Design Around the Manufacturing Control Points
A better workflow design starts by identifying the control points that protect production reliability. These may include work order release, quality inspection, nonconformance review, maintenance escalation, material shortage approval, supplier issue reporting, safety checks, changeover readiness, dispatch clearance, and compliance documentation. Each workflow should define required inputs, decision rights, escalation rules, evidence capture, and exception ownership. For example, a deviation should not move forward without the correct quality review. A maintenance ticket should not close without root cause notes. A material shortage should trigger procurement and planning visibility. The workflow should make these rules easier to follow, not easier to bypass.
What Process Owners Should Validate Before Rollout
Before implementation, process owners should validate workflow maps against real operating scenarios. That includes normal production runs, urgent orders, equipment downtime, quality holds, rework loops, missing batch data, delayed supplier inputs, and shift changes. They should test whether the workflow integrates with ERP, maintenance systems, quality systems, inventory tools, and reporting dashboards. Role-based access matters because not every user should approve, override, or edit production-sensitive steps. Leaders should also confirm mobile or floor-level usability where needed. If operators, supervisors, and planners cannot use the system during actual work, they will return to informal calls and spreadsheets.

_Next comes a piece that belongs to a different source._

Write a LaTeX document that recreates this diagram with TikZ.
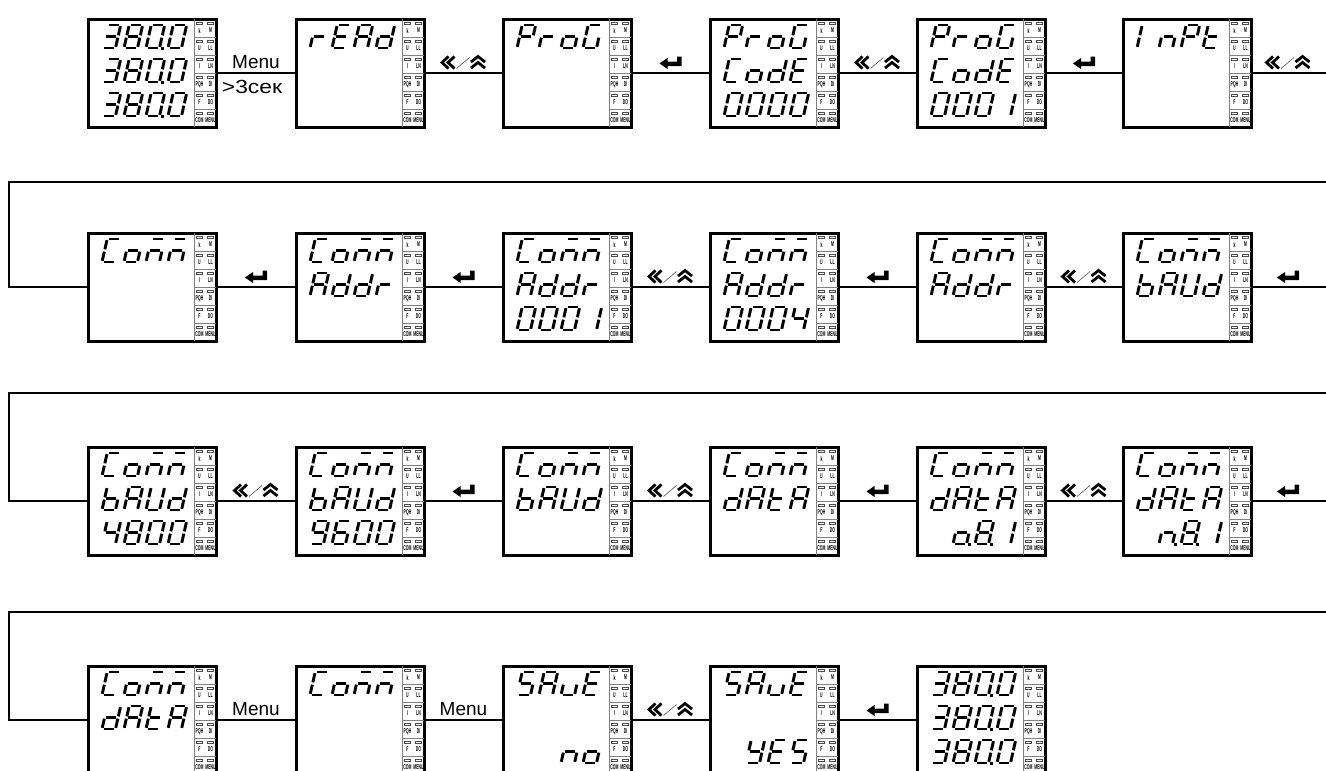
\documentclass[tikz,border=0pt]{standalone}
\usepackage{fontspec}
\setmainfont{Liberation Sans}
\newcount\dlpos
\newcommand\defseg[2]{\expandafter\def\csname sg#1\endcsname{#2}}
\defseg{0}{a,b,c,d,e,f}
\defseg{1}{b,c}
\defseg{3}{a,b,c,d,g}
\defseg{4}{b,c,f,g}
\defseg{6}{a,c,d,e,f,g}
\defseg{8}{a,b,c,d,e,f,g}
\defseg{9}{a,b,c,d,f,g}
\defseg{A}{a,b,c,e,f,g}
\defseg{b}{c,d,e,f,g}
\defseg{C}{a,d,e,f}
\defseg{d}{b,c,d,e,g}
\defseg{E}{a,d,e,f,g}
\defseg{G}{a,c,d,e,f}
\defseg{I}{e,f}
\defseg{m}{a,c,e,g}
\defseg{n}{c,e,g}
\defseg{o}{c,d,e,g}
\defseg{P}{a,b,e,f,g}
\defseg{r}{e,g}
\defseg{S}{a,c,d,f,g}
\defseg{t}{d,e,f,g}
\defseg{U}{b,c,d,e,f}
\defseg{u}{c,d,e}
\defseg{Y}{b,c,d,f,g}
\def\dl#1#2#3#4{\def\dlL{#1}\def\dlT{#2}\def\dlline{#3}\dlpos=0\relax\dlparse#4\relax}
\def\dlparse#1{\ifx#1\relax\else\dlchar#1\expandafter\dlparse\fi}
\def\dlchar#1{\if#1.\dldot\else\advance\dlpos by 1\relax\if#1-\else\dlglyph{#1}\fi\fi}
\def\dlglyph#1{%
  \pgfmathsetmacro\gx{\dlL+14+22*(\the\dlpos-1)}%
  \pgfmathsetmacro\gy{\dlT+29+34*(\dlline-1)}%
  \begin{scope}[shift={(\gx,\gy)},x={(13.5pt,0pt)},y={(2.6pt,11.5pt)}]
    \edef\seglist{\csname sg#1\endcsname}%
    \foreach \s in \seglist {\draw[segline,seg\s];}
  \end{scope}}
\def\dldot{%
  \pgfmathsetmacro\gx{\dlL+14+22*(\the\dlpos-1)+16.5}%
  \pgfmathsetmacro\gy{\dlT+29+34*(\dlline-1)}%
  \fill ({\gx-1.5},{\gy-1.5}) rectangle ({\gx+1.5},{\gy+1.5});}
\newcommand\indic[3]{%
  \draw[indline] ({#2+106},#3) -- ({#2+106},{#3+108});
  \foreach \k in {1,...,5} {\draw[indline] ({#2+106},{#3+18*\k}) -- ({#2+128},{#3+18*\k});}
  \foreach \k/\la/\lb in {0/k/M,1/U/LL,2/I/LN,3/PQH/DI,4/F/DO,5/COM/MENU} {
    \draw[ledrect] ({#2+108.5},{#3+18*\k+3}) rectangle ++(6,2);
    \draw[ledrect] ({#2+119},{#3+18*\k+3}) rectangle ++(6,2);
    \node[indlbl] (#1-a\k) at ({#2+111.5},{#3+18*\k+11.5}) {\scalebox{0.5}[1]{\la}};
    \node[indlbl] (#1-b\k) at ({#2+122.5},{#3+18*\k+11.5}) {\scalebox{0.5}[1]{\lb}};
  }}
\newcommand\scr[6]{%
  \node[screen] (#1) at ({#2+64},{#3+54}) {};
  \indic{#1}{#2}{#3}%
  \dl{#2}{#3}{1}{#4}\dl{#2}{#3}{2}{#5}\dl{#2}{#3}{3}{#6}}
\newcommand\nav[2]{%
  \begin{scope}[shift={(#1,{#2-10.5})}]
    \draw[symline] (-15,-6) -- (-21.5,0) -- (-15,6);
    \draw[symline] (-9,-6) -- (-15.5,0) -- (-9,6);
    \draw[line width=0.7pt, black!60] (-7,6) -- (6,-5);
    \draw[symline] (7.5,-0.5) -- (14.5,-6) -- (21.5,-0.5);
    \draw[symline] (7.5,5.5) -- (14.5,0) -- (21.5,5.5);
  \end{scope}}
\newcommand\ent[2]{%
  \begin{scope}[shift={(#1,{#2-11})}]
    \fill (-11,1.5) -- (-3,-4) -- (-3,-0.5) -- (6.5,-0.5) -- (6.5,-5.5) -- (11,-5.5)
      -- (11,4) -- (-3,4) -- (-3,7) -- cycle;
  \end{scope}}
\begin{document}
\begin{tikzpicture}[x=1pt,y=-1pt,
  screen/.style={draw,line width=3pt,minimum width=128pt,minimum height=108pt,inner sep=0pt},
  conn/.style={line width=2.6pt},
  segline/.style={line width=2.9pt},
  indline/.style={line width=0.6pt,black!50},
  ledrect/.style={line width=0.55pt,black!70},
  indlbl/.style={inner sep=0pt,font=\fontsize{7pt}{7pt}\selectfont\bfseries},
  steplbl/.style={inner sep=0pt,anchor=base},
  symline/.style={line width=2.8pt,line join=miter},
  sega/.style={insert path={(0.14,2)--(0.86,2)}},
  segb/.style={insert path={(1,1.9)--(1,1.1)}},
  segc/.style={insert path={(1,0.9)--(1,0.1)}},
  segd/.style={insert path={(0.14,0)--(0.86,0)}},
  sege/.style={insert path={(0,0.1)--(0,0.9)}},
  segf/.style={insert path={(0,1.1)--(0,1.9)}},
  segg/.style={insert path={(0.14,1)--(0.86,1)}}]
\useasboundingbox (0,0) rectangle (1326,771);
\clip (0,0) rectangle (1326,771);
% screens
\scr{r1c1}{88}{19}{380.0}{380.0}{380.0}
\scr{r1c2}{296}{19}{rEAd}{}{}
\scr{r1c3}{503}{19}{ProG}{}{}
\scr{r1c4}{710}{19}{ProG}{CodE}{0000}
\scr{r1c5}{917}{19}{ProG}{CodE}{0001}
\scr{r1c6}{1123}{19}{InPt}{}{}
\scr{r2c1}{88}{233}{Comm}{}{}
\scr{r2c2}{296}{233}{Comm}{Addr}{}
\scr{r2c3}{503}{233}{Comm}{Addr}{0001}
\scr{r2c4}{710}{233}{Comm}{Addr}{0004}
\scr{r2c5}{917}{233}{Comm}{Addr}{}
\scr{r2c6}{1123}{233}{Comm}{bAUd}{}
\scr{r3c1}{88}{447}{Comm}{bAUd}{4800}
\scr{r3c2}{296}{447}{Comm}{bAUd}{9600}
\scr{r3c3}{503}{447}{Comm}{bAUd}{}
\scr{r3c4}{710}{447}{Comm}{dAtA}{}
\scr{r3c5}{917}{447}{Comm}{dAtA}{-o.8.1}
\scr{r3c6}{1123}{447}{Comm}{dAtA}{-n.8.1}
\scr{r4c1}{88}{666}{Comm}{dAtA}{}
\scr{r4c2}{296}{666}{Comm}{}{}
\scr{r4c3}{503}{666}{SAuE}{}{--no}
\scr{r4c4}{710}{666}{SAuE}{}{-YES}
\scr{r4c5}{917}{666}{380.0}{380.0}{380.0}
% connectors
\foreach \r in {1,2,3}{
  \foreach \a/\b in {1/2,2/3,3/4,4/5,5/6}{\draw[conn] (r\r c\a.east) -- (r\r c\b.west);}}
\foreach \a/\b in {1/2,2/3,3/4,4/5}{\draw[conn] (r4c\a.east) -- (r4c\b.west);}
\coordinate (e1) at (1345,182); \coordinate (w1) at (9,182);
\coordinate (e2) at (1345,393); \coordinate (w2) at (9,393);
\coordinate (e3) at (1345,612); \coordinate (w3) at (9,612);
\draw[conn] (r1c6.east) -| (e1) -- (w1) |- (r2c1.west);
\draw[conn] (r2c6.east) -| (e2) -- (w2) |- (r3c1.west);
\draw[conn] (r3c6.east) -| (e3) -- (w3) |- (r4c1.west);
% labels and symbols
\node[steplbl] (m1) at (256,68) {\fontsize{19pt}{21pt}\selectfont Menu};
\node[steplbl] (m1b) at (252,93) {\fontsize{19pt}{21pt}\selectfont\scalebox{1.2}[1]{>3сек}};
\nav{463.5}{73}\ent{670.5}{73}\nav{877.5}{73}\ent{1084}{73}\nav{1288}{73}
\ent{256}{287}\ent{463.5}{287}\nav{670.5}{287}\ent{877.5}{287}\nav{1084}{287}\ent{1288}{287}
\nav{256}{501}\ent{463.5}{501}\nav{670.5}{501}\ent{877.5}{501}\nav{1084}{501}\ent{1288}{501}
\node[steplbl] (m2) at (256,715) {\fontsize{19pt}{21pt}\selectfont Menu};
\node[steplbl] (m3) at (463.5,715) {\fontsize{19pt}{21pt}\selectfont Menu};
\nav{670.5}{720}\ent{877.5}{720}
\end{tikzpicture}
\end{document}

Reliability Depends on Exception Handling and Support
Manufacturing workflow software needs strong exception handling because exceptions are part of daily operations. A machine fails, a batch needs rework, a supplier shipment is incomplete, a quality check is disputed, or a safety observation requires escalation. The system must show what is blocked, who owns the next action, what evidence is required, and how delays affect downstream work. Process owners also need support after go-live. Workflow rules may need updates when product lines change, quality procedures evolve, or production priorities shift. Without managed support and continuous improvement, workflow software can become misaligned with the operating model it is meant to control.
Process owners should also protect the distinction between visibility and control. Dashboards can show pending maintenance requests or quality holds, but they do not fix weak handoffs unless the workflow defines who must act, what evidence is required, and when escalation begins. Manufacturing teams need software that supports operational decisions during live conditions, not only reporting after the delay has already affected production.
How Neotechie Can Help
Neotechie can help manufacturing and industrial teams assess workflow risks before they become production issues. Depending on the need, Neotechie can support workflow system design, custom software engineering, integration, quality engineering, operational reporting, automation, and managed support. The focus is on building production-grade workflows that improve visibility, ownership, and control across business-critical operations. Where workflow automation is part of the operating model, Explore Neotechie’s automation services to discuss practical automation opportunities around approvals, reporting, and exception handling.
Conclusion
Manufacturing workflow software should help process owners run operations with more control, not more administrative burden. The risk is not the tool itself, but a design that ignores real production constraints, handoffs, and exceptions. If your manufacturing workflows depend on manual escalation and disconnected records, Neotechie can help evaluate a safer path to governed digital execution.
Frequently Asked Questions
Q. What is the biggest risk in manufacturing workflow software?
The biggest risk is implementing workflows that do not reflect real production constraints, quality gates, maintenance dependencies, and exception paths. This can create delays, workarounds, and unreliable operational visibility.
Q. How can process owners reduce rollout risk?
Process owners should validate workflows against real scenarios such as downtime, quality holds, material shortages, rework, and shift handovers. They should also confirm integrations, access controls, evidence capture, and support ownership before go-live.
Q. Should manufacturing workflow software be customized?
It should be configured around critical operating rules without turning every local preference into custom logic. The goal is controlled standardization with clear exception handling where the process genuinely requires flexibility.